= Clovis Sagot =

French art dealer

Clovis Jules Sagot born on at Montlignon (now in Seine-et-Oise) and died at La Celle-Saint-Cloud (Yvelines), was a French art dealer.

== Biography ==
Clovis Sagot, who lived at 46, rue Laffitte in Paris, where he opened an art gallery, was one of the first dealers to recognise Picasso (together with other dealers such as Pedro Mañach, Ambroise Vollard, who was his neighbour, and Berthe Weill).

Before becoming an art dealer, Clovis Sagot had worked in the circus as a clown.

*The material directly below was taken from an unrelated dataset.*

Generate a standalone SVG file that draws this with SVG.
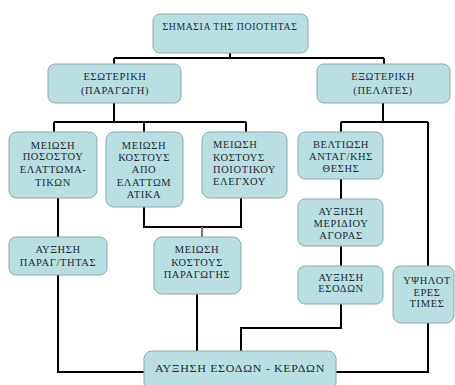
<svg xmlns="http://www.w3.org/2000/svg" width="455" height="385" viewBox="0 0 455 385">
<style>
.box{fill:#b9dfe3;stroke:#8aa9ad;stroke-width:1}
.t{font-family:"Liberation Serif","Times New Roman",serif;font-size:10.5px;letter-spacing:0.6px;fill:#1f2833;text-anchor:middle}
.l{text-anchor:start}
.c{fill:none;stroke:#000;stroke-width:2}
.g{fill:none;stroke:#777;stroke-width:2}
</style>
<rect width="455" height="385" fill="#fff"/>
<g id="connectors">
<path class="c" d="M230 53V58M114 58H384M114 58V64M384 58V64"/>
<path class="c" d="M114 103V122M54 122H246M54 122V132M144 122V132M246 122V132"/>
<path class="c" d="M383 103V122M341 122H428M341 122V132M428 122V266"/>
<path class="c" d="M58 198V237M58 275V372H144"/>
<path class="c" d="M144 207V227H241V198"/>
<path class="g" d="M202 227V237"/>
<path class="c" d="M197 294V351"/>
<path class="c" d="M341 179V199M341 246V266M341 304V328H241V351"/>
<path class="c" d="M428 323V372H336"/>
</g>
<g id="n-top"><rect class="box" x="153" y="14" width="155" height="39" rx="7"/><text class="t" x="230" y="30" textLength="135" lengthAdjust="spacingAndGlyphs">ΣΗΜΑΣΙΑ ΤΗΣ ΠΟΙΟΤΗΤΑΣ</text></g>
<g id="n-int"><rect class="box" x="48" y="64" width="133" height="39" rx="7"/><text class="t" x="115" y="80">ΕΣΩΤΕΡΙΚΗ</text><text class="t" x="115" y="94">(ΠΑΡΑΓΩΓΗ)</text></g>
<g id="n-ext"><rect class="box" x="317" y="64" width="133" height="39" rx="7"/><text class="t" x="383" y="80">ΕΞΩΤΕΡΙΚΗ</text><text class="t" x="383" y="94">(ΠΕΛΑΤΕΣ)</text></g>
<g id="n-a"><rect class="box" x="9" y="132" width="88" height="66" rx="8"/><text class="t" x="53" y="148.5">ΜΕΙΩΣΗ</text><text class="t" x="53" y="160">ΠΟΣΟΣΤΟΥ</text><text class="t" x="53" y="172.5">ΕΛΑΤΤΩΜΑ-</text><text class="t" x="53" y="185.5">ΤΙΚΩΝ</text></g>
<g id="n-b"><rect class="box" x="106" y="132" width="77" height="75" rx="8"/><text class="t" x="144" y="148.5">ΜΕΙΩΣΗ</text><text class="t" x="144" y="160.5">ΚΟΣΤΟΥΣ</text><text class="t" x="144" y="172.5">ΑΠΟ</text><text class="t" x="144" y="185.5">ΕΛΑΤΤΩΜ</text><text class="t" x="144" y="197.5">ΑΤΙΚΑ</text></g>
<g id="n-c"><rect class="box" x="202" y="132" width="85" height="66" rx="8"/><text class="t l" x="213" y="148">ΜΕΙΩΣΗ</text><text class="t l" x="213" y="160.5">ΚΟΣΤΟΥΣ</text><text class="t l" x="213" y="172.5">ΠΟΙΟΤΙΚΟΥ</text><text class="t l" x="213" y="184.5">ΕΛΕΓΧΟΥ</text></g>
<g id="n-d"><rect class="box" x="298" y="132" width="85" height="47" rx="7"/><text class="t" x="341" y="147.5">ΒΕΛΤΙΩΣΗ</text><text class="t" x="341" y="159.5">ΑΝΤΑΓ/ΚΗΣ</text><text class="t" x="341" y="171.5">ΘΕΣΗΣ</text></g>
<g id="n-e"><rect class="box" x="298" y="199" width="85" height="47" rx="7"/><text class="t" x="341" y="214.5">ΑΥΞΗΣΗ</text><text class="t" x="341" y="226.5">ΜΕΡΙΔΙΟΥ</text><text class="t" x="341" y="238.5">ΑΓΟΡΑΣ</text></g>
<g id="n-f"><rect class="box" x="9" y="237" width="98" height="38" rx="7"/><text class="t" x="58" y="252.5">ΑΥΞΗΣΗ</text><text class="t" x="58" y="265.5">ΠΑΡΑΓ/ΤΗΤΑΣ</text></g>
<g id="n-g"><rect class="box" x="154" y="237" width="87" height="57" rx="8"/><text class="t" x="197" y="252.5">ΜΕΙΩΣΗ</text><text class="t" x="197" y="265.5">ΚΟΣΤΟΥΣ</text><text class="t" x="197" y="277.5">ΠΑΡΑΓΩΓΗΣ</text></g>
<g id="n-h"><rect class="box" x="298" y="266" width="85" height="38" rx="7"/><text class="t" x="341" y="280.5">ΑΥΞΗΣΗ</text><text class="t" x="341" y="291.5">ΕΣΟΔΩΝ</text></g>
<g id="n-i"><rect class="box" x="393" y="266" width="61" height="57" rx="8"/><text class="t" x="427" y="283.5">ΥΨΗΛΟΤ</text><text class="t" x="427" y="295.5">ΕΡΕΣ</text><text class="t" x="427" y="306.5">ΤΙΜΕΣ</text></g>
<g id="n-bottom"><rect class="box" x="144" y="351" width="192" height="40" rx="8"/><text class="t" x="240" y="372" font-size="12.5" textLength="170" lengthAdjust="spacingAndGlyphs">ΑΥΞΗΣΗ ΕΣΟΔΩΝ - ΚΕΡΔΩΝ</text></g>
</svg>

At his death in February 1913, Apollinaire wrote an obituary for him in the journal L'Intransigeant, in which he hailed Sagot as 'le père Tanguy' of the young painters of today, who had died at the very moment when the works that he had championed against all attacks had come to be celebrated. This opinion does not seem to have been shared across the board: 'le frère Sagot' (Sagot's brother), as he was nicknamed to differentiate him from his brother, Edmond Sagot known as 'Sagot the Younger' (bookseller and dealer in engravings in Paris from 1881) was also known by the sobriquet 'le sagouin'('bad boy', 'double-crosser') because of his rapacity.

Picasso's 1909 portrait of Clovis Sagot hangs in the Hamburger Kunsthalle.